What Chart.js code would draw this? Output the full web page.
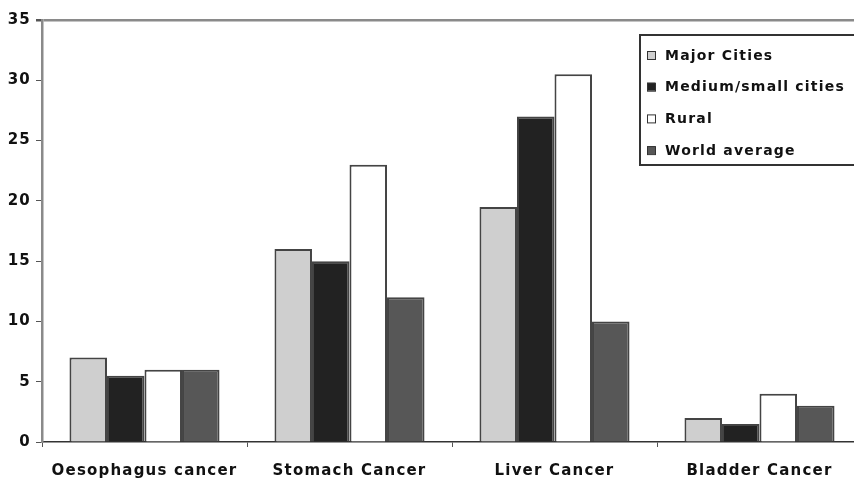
<!DOCTYPE html>
<html>
<head>
<meta charset="utf-8">
<script src="https://cdn.jsdelivr.net/npm/chart.js@4/dist/chart.umd.min.js"></script>
<style>
  html, body { margin: 0; padding: 0; background: #fff; overflow: hidden; }
  #wrap { width: 854px; height: 481px; overflow: hidden; position: relative; }
  canvas { display: block; }
</style>
</head>
<body>
<div id="wrap"><canvas id="c" width="880" height="481"></canvas></div>
<script>
// Cancer incidence by area type, with world average
const categories = ['Oesophagus cancer', 'Stomach Cancer', 'Liver Cancer', 'Bladder Cancer'];
const seriesNames = ['Major Cities', 'Medium/small cities', 'Rural', 'World average'];
const majorCities = [7, 16, 19.5, 2];
const mediumSmallCities = [5.5, 15, 27, 1.5];
const rural = [6, 23, 30.5, 4];
const worldAverage = [6, 12, 10, 3];
const yTickValues = [0, 5, 10, 15, 20, 25, 30, 35];

const fills = ['#cfcfcf', '#222222', '#ffffff', '#575757'];
const FONT = 'DejaVu Sans';

// Wider glyph spacing for every text drawn on the canvas
const spacing = {
  id: 'spacing',
  beforeLayout(chart) { chart.ctx.letterSpacing = '1.2px'; },
  beforeDraw(chart) { chart.ctx.letterSpacing = '1.2px'; }
};

// Boxed legend in the upper right of the plot
const boxLegend = {
  id: 'boxLegend',
  afterDraw(chart) {
    const ctx = chart.ctx;
    ctx.save();
    const x0 = 640, y0 = 35, y1 = 165;
    ctx.fillStyle = '#fff';
    ctx.fillRect(x0, y0, chart.width - x0 + 20, y1 - y0);
    ctx.strokeStyle = '#333';
    ctx.lineWidth = 2;
    ctx.strokeRect(x0, y0, chart.width - x0 + 20, y1 - y0);
    ctx.font = 'bold 14px "' + FONT + '"';
    ctx.textBaseline = 'middle';
    ctx.letterSpacing = '1.2px';
    chart.data.datasets.forEach((ds, i) => {
      const cy = 55 + i * 31.7;
      ctx.fillStyle = ds.backgroundColor;
      ctx.fillRect(647, cy - 4, 8, 8);
      ctx.strokeStyle = '#333';
      ctx.lineWidth = 1;
      ctx.strokeRect(647.5, cy - 3.5, 8, 8);
      ctx.fillStyle = '#111';
      ctx.fillText(ds.label, 665, cy + 1);
    });
    ctx.restore();
  }
};

const seriesValues = [majorCities, mediumSmallCities, rural, worldAverage];

new Chart(document.getElementById('c'), {
  type: 'bar',
  data: {
    labels: categories,
    datasets: seriesNames.map((name, i) => ({
      label: name,
      data: seriesValues[i],
      backgroundColor: fills[i],
      borderColor: '#444',
      borderWidth: 2,
      barPercentage: 1.0,
      categoryPercentage: 0.732
    }))
  },
  options: {
    responsive: false,
    animation: false,
    devicePixelRatio: 1,
    layout: { padding: { top: 20, right: 18, left: 0, bottom: 0 } },
    plugins: { legend: { display: false }, tooltip: { enabled: false } },
    scales: {
      x: {
        grid: { drawOnChartArea: false, drawTicks: true, tickLength: 5, tickColor: '#555', lineWidth: 1 },
        border: { color: '#333', width: 1.5 },
        ticks: {
          color: '#111',
          font: { family: FONT, size: 15, weight: 'bold' },
          padding: 15,
          maxRotation: 0,
          autoSkip: false
        },
        afterFit(scale) { scale.height = 39; }
      },
      y: {
        min: 0,
        max: 35,
        afterBuildTicks(scale) { scale.ticks = yTickValues.map(v => ({ value: v })); },
        grid: {
          drawOnChartArea: true,
          tickLength: 6,
          tickColor: '#555',
          color: c => (c.tick && c.tick.value === 35 ? '#8a8a8a' : 'rgba(0,0,0,0)'),
          lineWidth: c => (c.tick && c.tick.value === 35 ? 2.5 : 1)
        },
        border: { color: '#8a8a8a', width: 2.5 },
        ticks: {
          color: '#111',
          font: { family: FONT, size: 15, weight: 'bold' },
          padding: 5
        },
        afterFit(scale) { scale.width = 42; }
      }
    }
  },
  plugins: [spacing, boxLegend]
});
</script>
</body>
</html>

# Given instruction
Using the data above, print every line exactly, omitting pictures.

# Final result
What Chart.js code would draw this? Output the full web page.
<!DOCTYPE html>
<html>
<head>
<meta charset="utf-8">
<script src="https://cdn.jsdelivr.net/npm/chart.js@4/dist/chart.umd.min.js"></script>
<style>
  html, body { margin: 0; padding: 0; background: #fff; overflow: hidden; }
  #wrap { width: 854px; height: 481px; overflow: hidden; position: relative; }
  canvas { display: block; }
</style>
</head>
<body>
<div id="wrap"><canvas id="c" width="880" height="481"></canvas></div>
<script>
// Cancer incidence by area type, with world average
const categories = ['Oesophagus cancer', 'Stomach Cancer', 'Liver Cancer', 'Bladder Cancer'];
const seriesNames = ['Major Cities', 'Medium/small cities', 'Rural', 'World average'];
const majorCities = [7, 16, 19.5, 2];
const mediumSmallCities = [5.5, 15, 27, 1.5];
const rural = [6, 23, 30.5, 4];
const worldAverage = [6, 12, 10, 3];
const yTickValues = [0, 5, 10, 15, 20, 25, 30, 35];

const fills = ['#cfcfcf', '#222222', '#ffffff', '#575757'];
const FONT = 'DejaVu Sans';

// Wider glyph spacing for every text drawn on the canvas
const spacing = {
  id: 'spacing',
  beforeLayout(chart) { chart.ctx.letterSpacing = '1.2px'; },
  beforeDraw(chart) { chart.ctx.letterSpacing = '1.2px'; }
};

// Boxed legend in the upper right of the plot
const boxLegend = {
  id: 'boxLegend',
  afterDraw(chart) {
    const ctx = chart.ctx;
    ctx.save();
    const x0 = 640, y0 = 35, y1 = 165;
    ctx.fillStyle = '#fff';
    ctx.fillRect(x0, y0, chart.width - x0 + 20, y1 - y0);
    ctx.strokeStyle = '#333';
    ctx.lineWidth = 2;
    ctx.strokeRect(x0, y0, chart.width - x0 + 20, y1 - y0);
    ctx.font = 'bold 14px "' + FONT + '"';
    ctx.textBaseline = 'middle';
    ctx.letterSpacing = '1.2px';
    chart.data.datasets.forEach((ds, i) => {
      const cy = 55 + i * 31.7;
      ctx.fillStyle = ds.backgroundColor;
      ctx.fillRect(647, cy - 4, 8, 8);
      ctx.strokeStyle = '#333';
      ctx.lineWidth = 1;
      ctx.strokeRect(647.5, cy - 3.5, 8, 8);
      ctx.fillStyle = '#111';
      ctx.fillText(ds.label, 665, cy + 1);
    });
    ctx.restore();
  }
};

const seriesValues = [majorCities, mediumSmallCities, rural, worldAverage];

new Chart(document.getElementById('c'), {
  type: 'bar',
  data: {
    labels: categories,
    datasets: seriesNames.map((name, i) => ({
      label: name,
      data: seriesValues[i],
      backgroundColor: fills[i],
      borderColor: '#444',
      borderWidth: 2,
      barPercentage: 1.0,
      categoryPercentage: 0.732
    }))
  },
  options: {
    responsive: false,
    animation: false,
    devicePixelRatio: 1,
    layout: { padding: { top: 20, right: 18, left: 0, bottom: 0 } },
    plugins: { legend: { display: false }, tooltip: { enabled: false } },
    scales: {
      x: {
        grid: { drawOnChartArea: false, drawTicks: true, tickLength: 5, tickColor: '#555', lineWidth: 1 },
        border: { color: '#333', width: 1.5 },
        ticks: {
          color: '#111',
          font: { family: FONT, size: 15, weight: 'bold' },
          padding: 15,
          maxRotation: 0,
          autoSkip: false
        },
        afterFit(scale) { scale.height = 39; }
      },
      y: {
        min: 0,
        max: 35,
        afterBuildTicks(scale) { scale.ticks = yTickValues.map(v => ({ value: v })); },
        grid: {
          drawOnChartArea: true,
          tickLength: 6,
          tickColor: '#555',
          color: c => (c.tick && c.tick.value === 35 ? '#8a8a8a' : 'rgba(0,0,0,0)'),
          lineWidth: c => (c.tick && c.tick.value === 35 ? 2.5 : 1)
        },
        border: { color: '#8a8a8a', width: 2.5 },
        ticks: {
          color: '#111',
          font: { family: FONT, size: 15, weight: 'bold' },
          padding: 5
        },
        afterFit(scale) { scale.width = 42; }
      }
    }
  },
  plugins: [spacing, boxLegend]
});
</script>
</body>
</html>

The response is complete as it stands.